Using Annotate by BLAST to annotate nucleotide sequences

October 12, 2022 23:12
Updated

If you wish to use BLAST to annotate previously identified ORF, CDS or mRNA regions on your sequence, you can use the Annotate by BLAST tool.

This function will find and extract all the annotations of the selected type, translate them, and run blastp against a selected BLAST db. Annotations from the BLAST hits are then back translated and transferred directly onto your sequence if they meet the similarity threshold.

To annotate your sequences using Annotate by BLAST option :

1. Annotate your sequence(s) with ORF, CDS or mRNA annotations, either using :

Find ORF option under Annotate and Predict or Glimmer plugin to add ORF annotations.

Screen_Shot_2021-11-19_at_2.38.33_PM.png

- Augustus (available as a plugin) for CDS or mRNA.

2. Select your annotated nucleotide sequence and choose Annotate by BLAST tool under the Annotate and Predict menu.

In the window that appears select the type of annotations on your sequence (ORF’s, CDS or mRNA) from the drop down menu, and set the Genetic code for your sequence.

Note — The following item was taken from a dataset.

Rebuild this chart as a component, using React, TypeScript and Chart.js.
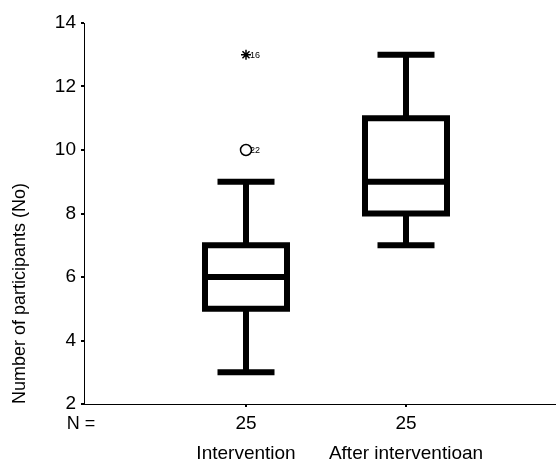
import { useEffect, useRef } from "react";
import { Chart, registerables } from "chart.js";

Chart.register(...registerables);

// ---- data ----
const categories = ["Intervention", "After interventioan"];
const groupN = ["25", "25"];
const boxCenters = [1, 2];
const whiskerLow = [3, 7];
const q1 = [5, 8];
const medians = [6, 9];
const q3 = [7, 11];
const whiskerHigh = [9, 13];
const outlierGroup = [1, 1];
const outlierValues = [13, 10];
const outlierCases = ["16", "22"];
const outlierKinds = ["extreme", "outlier"];
const yTicks = [2, 4, 6, 8, 10, 12, 14];

const FONT = "'Liberation Sans', Arial, Helvetica, sans-serif";

const boxPlotPlugin = {
  id: "boxPlot",
  beforeDatasetsDraw(chart: any) {
    const { ctx } = chart;
    const x = chart.scales.x;
    const y = chart.scales.y;
    const boxHalf = 41;
    const capHalf = 28.5;
    ctx.save();
    ctx.strokeStyle = "#000";
    ctx.lineWidth = 6;
    ctx.lineCap = "butt";
    ctx.lineJoin = "miter";
    boxCenters.forEach((c, i) => {
      const cx = x.getPixelForValue(c);
      const yLo = y.getPixelForValue(whiskerLow[i]);
      const yQ1 = y.getPixelForValue(q1[i]);
      const yMed = y.getPixelForValue(medians[i]);
      const yQ3 = y.getPixelForValue(q3[i]);
      const yHi = y.getPixelForValue(whiskerHigh[i]);
      ctx.beginPath();
      ctx.moveTo(cx, yHi);
      ctx.lineTo(cx, yQ3);
      ctx.moveTo(cx, yQ1);
      ctx.lineTo(cx, yLo);
      ctx.moveTo(cx - capHalf, yHi);
      ctx.lineTo(cx + capHalf, yHi);
      ctx.moveTo(cx - capHalf, yLo);
      ctx.lineTo(cx + capHalf, yLo);
      ctx.stroke();
      ctx.fillStyle = "#fff";
      ctx.fillRect(cx - boxHalf, yQ3, boxHalf * 2, yQ1 - yQ3);
      ctx.strokeRect(cx - boxHalf, yQ3, boxHalf * 2, yQ1 - yQ3);
      ctx.beginPath();
      ctx.moveTo(cx - boxHalf, yMed);
      ctx.lineTo(cx + boxHalf, yMed);
      ctx.stroke();
    });
    ctx.restore();
  },
  afterDatasetsDraw(chart: any) {
    const { ctx } = chart;
    const x = chart.scales.x;
    const y = chart.scales.y;
    ctx.save();
    ctx.fillStyle = "#000";
    ctx.font = `9px ${FONT}`;
    ctx.textAlign = "left";
    ctx.textBaseline = "middle";
    outlierValues.forEach((v, i) => {
      const px = x.getPixelForValue(outlierGroup[i]) + 4;
      const py = y.getPixelForValue(v);
      ctx.fillText(outlierCases[i], px, py + 0.5);
    });
    ctx.font = `18px ${FONT}`;
    ctx.textAlign = "center";
    ctx.fillText("N =", chart.chartArea.left - 3, chart.chartArea.bottom + 20);
    ctx.restore();
  },
};

export default function App() {
  const ref = useRef<HTMLCanvasElement | null>(null);
  useEffect(() => {
    document.body.style.margin = "0";
    if (!ref.current) return;
    const chart = new Chart(ref.current, {
      type: "scatter",
      data: {
        datasets: [
          {
            data: outlierValues.map((v, i) => ({ x: outlierGroup[i], y: v })),
            pointStyle: outlierKinds.map((k) => (k === "extreme" ? "star" : "circle")) as any,
            pointRadius: outlierKinds.map((k) => (k === "extreme" ? 5 : 5.5)),
            pointBorderWidth: 1.5,
            pointBorderColor: "#000",
            pointBackgroundColor: "#fff",
            showLine: false,
          },
        ],
      },
      options: {
        responsive: false,
        maintainAspectRatio: false,
        animation: false,
        devicePixelRatio: 1,
        layout: { autoPadding: false, padding: { top: 23, right: 0, left: 0, bottom: 0 } },
        plugins: {
          legend: { display: false },
          tooltip: { enabled: false },
        },
        events: [],
        scales: {
          x: {
            type: "linear",
            min: -0.0125,
            max: 2.9375,
            afterFit: (s: any) => {
              s.height = 61;
            },
            afterBuildTicks: (s: any) => {
              s.ticks = boxCenters.map((v) => ({ value: v }));
            },
            ticks: {
              color: "#000",
              font: { family: FONT, size: 19, lineHeight: 30 / 19 },
              padding: 2,
              maxRotation: 0,
              autoSkip: false,
              callback: (_v: any, i: number) => [groupN[i], categories[i]],
            },
            grid: {
              drawOnChartArea: false,
              drawTicks: true,
              tickLength: 3,
              color: "#000",
              lineWidth: 2,
            },
            border: { display: true, color: "#000", width: 1 },
          },
          y: {
            min: 2,
            max: 14,
            afterFit: (s: any) => {
              s.width = 84;
            },
            afterBuildTicks: (s: any) => {
              s.ticks = yTicks.map((v) => ({ value: v }));
            },
            ticks: {
              color: "#000",
              font: { family: FONT, size: 19 },
              padding: 5,
            },
            grid: {
              drawOnChartArea: false,
              drawTicks: true,
              tickLength: 3,
              color: "#000",
              lineWidth: 2,
            },
            border: { display: true, color: "#000", width: 1 },
            title: {
              display: true,
              text: "Number of participants (No)",
              align: "start",
              color: "#000",
              font: { family: FONT, size: 18 },
              padding: { top: 9, bottom: 0 },
            },
          },
        },
      },
      plugins: [boxPlotPlugin],
    } as any);
    return () => chart.destroy();
  }, []);
  return (
    <div style={{ width: 556, height: 465 }}>
      <canvas ref={ref} width={556} height={465} style={{ display: "block" }} />
    </div>
  );
}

3. Select the BLAST database you wish to BLAST against (only amino acid databases can be selected, as BLASTp will be used to find the matches for your annotations).

You can choose the number of BLAST hits to return under Maximum Hits option (if more than 1 hit is selected and the hits cover the same region of sequence, only the top hit will be annotated).

4. If necessary, adjust the Similarity slider to set the threshold for finding matches between your translated annotations and the BLAST hits.

5. Click OK to start the BLAST search (you can continue to use Geneious while BLAST search is being performed).

Once the BLAST search is finished, annotations from the BLAST hits will be back-translated and transferred on to your sequence if they are above the similarity threshold.

Transferred annotations will contain the annotation qualifiers from the original nucleotide sequence plus qualifiers detailing the source of the transferred annotation and the similarity percentage.

Note : If you have a large number of annotations, we suggest using custom BLAST instead of BLAST to NCBI as this can be extremely slow. Be aware that the larger the BLAST database, the slower the search will be.

See the following post for information on setting up custom BLAST: How can I BLAST against my own sequences or a database that isn’t part of NCBI?

Note that if you are using a custom BLAST database, it must be created from annotated sequences or preformatted database files from NCBI. Unannotated sequences such as those in a fasta file cannot be used for BLAST databases with this feature.

More options :

Under More options you can set the BLAST parameters such as E-value, word size, substitution matrix, and number of CPUs to use when running Custom BLAST.